> [PROBLEM]: Without including the pictures, copy out every line below.

> [PROVIDED DATA]:
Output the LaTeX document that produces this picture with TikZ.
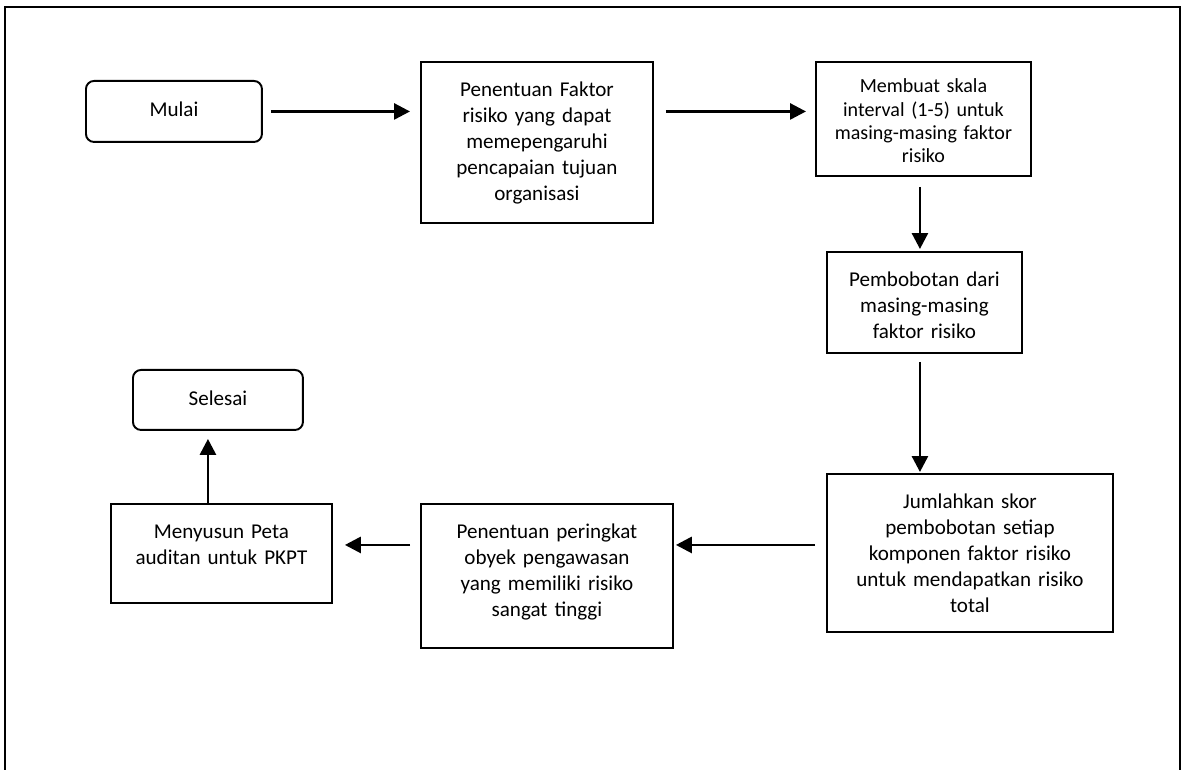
\documentclass[tikz,border=0pt]{standalone}
\usepackage{fontspec}
\setmainfont{Carlito}
\usetikzlibrary{arrows.meta}

\begin{document}
\begin{tikzpicture}[x=0.02cm,y=-0.02cm,
    stepbox/.style 2 args={draw, line width=1.1pt, inner sep=0pt, align=center,
      anchor=north west, text height=0.70cm, text width=#1, text depth=#2,
      font=\fontsize{12}{14.8}\selectfont},
    endbox/.style={rounded corners=0.16cm},
    flow/.style={-{Triangle[length=0.32cm,width=0.32cm]}, line width=1.6pt}]
        \useasboundingbox (0,0) rectangle (1184,770);
        \draw[line width=1.1pt] (5,770) |- (1180,7) -- (1180,770);

        \node (mulai) [stepbox={3.52cm}{0.50cm}, endbox, text height=0.72cm] at (85,80) {Mulai};
        \node (faktor) [stepbox={4.64cm}{2.52cm}] at (420,61)
          {Penentuan Faktor\\ risiko yang dapat\\ memepengaruhi\\ pencapaian tujuan\\ organisasi};
        \node (skala) [stepbox={4.30cm}{1.66cm}, text height=0.62cm,
          font=\fontsize{11.4}{13.2}\selectfont] at (815,61)
          {Membuat skala\\ interval (1-5) untuk\\ masing-masing faktor\\ risiko};
        \node (bobot) [stepbox={3.90cm}{1.32cm}] at (826,251)
          {Pembobotan dari\\ masing-masing\\ faktor risiko};
        \node (jumlah) [stepbox={5.72cm}{2.46cm}] at (826,473)
          {Jumlahkan skor\\ pembobotan setiap\\ komponen faktor risiko\\ untuk mendapatkan risiko\\ total};
        \node (peringkat) [stepbox={5.04cm}{2.18cm}] at (420,503)
          {Penentuan peringkat\\ obyek pengawasan\\ yang memiliki risiko\\ sangat tinggi};
        \node (peta) [stepbox={4.42cm}{1.28cm}] at (110,503)
          {Menyusun Peta\\ auditan untuk PKPT};
        \node (selesai) [stepbox={3.40cm}{0.48cm}, endbox, text height=0.72cm] at (132,369) {Selesai};

        \path[flow]
        (mulai.east) edge [shorten <=0.16cm, shorten >=0.2cm] (mulai.east -| faktor.west)

        (faktor.east |- mulai.east) edge [shorten <=0.24cm, shorten >=0.18cm] (skala.west |- mulai.east)

        ([xshift=-0.07cm]skala.south) edge [shorten <=0.2cm, shorten >=0.04cm]
          ([xshift=-0.07cm]skala.south |- bobot.north)

        ([xshift=-0.09cm]bobot.south) edge [shorten <=0.16cm, shorten >=0.02cm]
          ([xshift=-0.09cm]bobot.south |- jumlah.north)

        ([yshift=0.16cm]jumlah.west) edge [shorten <=0.22cm, shorten >=0.04cm]
          ([yshift=0.16cm]jumlah.west -| peringkat.east)

        ([yshift=0.16cm]jumlah.west -| peringkat.west) edge [shorten <=0.2cm, shorten >=0.24cm]
          ([yshift=0.16cm]jumlah.west -| peta.east)

        ([xshift=-0.27cm]peta.north) edge [shorten >=0.16cm]
          ([xshift=-0.27cm]peta.north |- selesai.south)
        ;
\end{tikzpicture}
\end{document}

> [SOLUTION FOR THIS PROBLEM]:
Output the LaTeX document that produces this picture with TikZ.
\documentclass[tikz,border=0pt]{standalone}
\usepackage{fontspec}
\setmainfont{Carlito}
\usetikzlibrary{arrows.meta}

\begin{document}
\begin{tikzpicture}[x=0.02cm,y=-0.02cm,
    stepbox/.style 2 args={draw, line width=1.1pt, inner sep=0pt, align=center,
      anchor=north west, text height=0.70cm, text width=#1, text depth=#2,
      font=\fontsize{12}{14.8}\selectfont},
    endbox/.style={rounded corners=0.16cm},
    flow/.style={-{Triangle[length=0.32cm,width=0.32cm]}, line width=1.6pt}]
        \useasboundingbox (0,0) rectangle (1184,770);
        \draw[line width=1.1pt] (5,770) |- (1180,7) -- (1180,770);

        \node (mulai) [stepbox={3.52cm}{0.50cm}, endbox, text height=0.72cm] at (85,80) {Mulai};
        \node (faktor) [stepbox={4.64cm}{2.52cm}] at (420,61)
          {Penentuan Faktor\\ risiko yang dapat\\ memepengaruhi\\ pencapaian tujuan\\ organisasi};
        \node (skala) [stepbox={4.30cm}{1.66cm}, text height=0.62cm,
          font=\fontsize{11.4}{13.2}\selectfont] at (815,61)
          {Membuat skala\\ interval (1-5) untuk\\ masing-masing faktor\\ risiko};
        \node (bobot) [stepbox={3.90cm}{1.32cm}] at (826,251)
          {Pembobotan dari\\ masing-masing\\ faktor risiko};
        \node (jumlah) [stepbox={5.72cm}{2.46cm}] at (826,473)
          {Jumlahkan skor\\ pembobotan setiap\\ komponen faktor risiko\\ untuk mendapatkan risiko\\ total};
        \node (peringkat) [stepbox={5.04cm}{2.18cm}] at (420,503)
          {Penentuan peringkat\\ obyek pengawasan\\ yang memiliki risiko\\ sangat tinggi};
        \node (peta) [stepbox={4.42cm}{1.28cm}] at (110,503)
          {Menyusun Peta\\ auditan untuk PKPT};
        \node (selesai) [stepbox={3.40cm}{0.48cm}, endbox, text height=0.72cm] at (132,369) {Selesai};

        \path[flow]
        (mulai.east) edge [shorten <=0.16cm, shorten >=0.2cm] (mulai.east -| faktor.west)

        (faktor.east |- mulai.east) edge [shorten <=0.24cm, shorten >=0.18cm] (skala.west |- mulai.east)

        ([xshift=-0.07cm]skala.south) edge [shorten <=0.2cm, shorten >=0.04cm]
          ([xshift=-0.07cm]skala.south |- bobot.north)

        ([xshift=-0.09cm]bobot.south) edge [shorten <=0.16cm, shorten >=0.02cm]
          ([xshift=-0.09cm]bobot.south |- jumlah.north)

        ([yshift=0.16cm]jumlah.west) edge [shorten <=0.22cm, shorten >=0.04cm]
          ([yshift=0.16cm]jumlah.west -| peringkat.east)

        ([yshift=0.16cm]jumlah.west -| peringkat.west) edge [shorten <=0.2cm, shorten >=0.24cm]
          ([yshift=0.16cm]jumlah.west -| peta.east)

        ([xshift=-0.27cm]peta.north) edge [shorten >=0.16cm]
          ([xshift=-0.27cm]peta.north |- selesai.south)
        ;
\end{tikzpicture}
\end{document}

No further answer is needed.